The Nancy Lieberman Award, named for Basketball Hall of Fame legend Nancy Lieberman is given to the nation's top collegiate point guard in women's Division I basketball.[1]Sue Bird won the inaugural award in 2000, making her the first of only three players to have won three Lieberman Awards. Paige Bueckers is the first freshman (first-year player) to win the award in 2021, and only three players have won as sophomores (second-year players)—Bird in 2000 and the other two three-time winners, Sabrina Ionescu in 2018 and Caitlin Clark in 2022.
The award is given to a player who exemplifies "the floor leadership, play-making and ball-handling skills that personified Nancy Lieberman during her career".[2] Originally, voting was performed exclusively by sportswriters. The announcement of the winner has coincided with the Final Four weekend, with an award ceremony the following Wednesday which was hosted by the Detroit Rotary Club at the Detroit Athletic Club through 2013.[2] The award was given annually by the Rotary Club of Detroit in the Award's first 14 years. Beginning with the 2014 award to Odyssey Sims of Baylor University, the Nancy Lieberman Award has been presented by the Naismith Memorial Basketball Hall of Fame as part of the Final Four proceedings, and is now presented at the annual convention of the Women's Basketball Coaches Association (WBCA).
The 2017–18 season started a new era for the award. Since that season, the WBCA has partnered with the Naismith Hall in the presentation of the award. The two bodies also incorporated the Lieberman Award into a new set of awards known as the "Naismith Starting Five", presented at the WBCA convention (except in 2020, when the convention was not held due to the COVID-19 pandemic) to players at each of the five traditional basketball positions. These awards parallel a previously existing set of men's basketball positional awards also presented by the Hall. The other four are:[3]

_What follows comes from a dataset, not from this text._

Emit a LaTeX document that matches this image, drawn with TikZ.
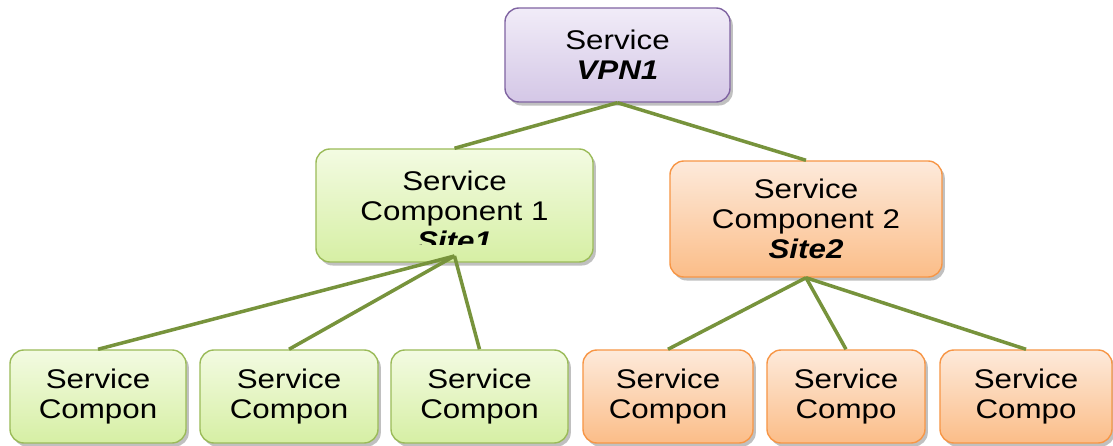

The voting body for the Lieberman Award also changed upon its incorporation into the Naismith Starting Five. Each of the Starting Five awards is now determined by a selection committee consisting of Hall of Famers, WBCA coaching members, and media, and headed by the award's namesake. Fan voting through the Hall's website is also incorporated into the selection process.
UConn is the only program that has produced more than one Lieberman Award recipient, having had five players combine for a total of nine awards (Bird, Diana Taurasi, Renee Montgomery, Moriah Jefferson and Bueckers). The only other programs with more than one award, Iowa, Notre Dame, and Oregon, have each had a single player win all of that program's awards, respectively Clark (three times), Skylar Diggins (twice) and Ionescu (three times).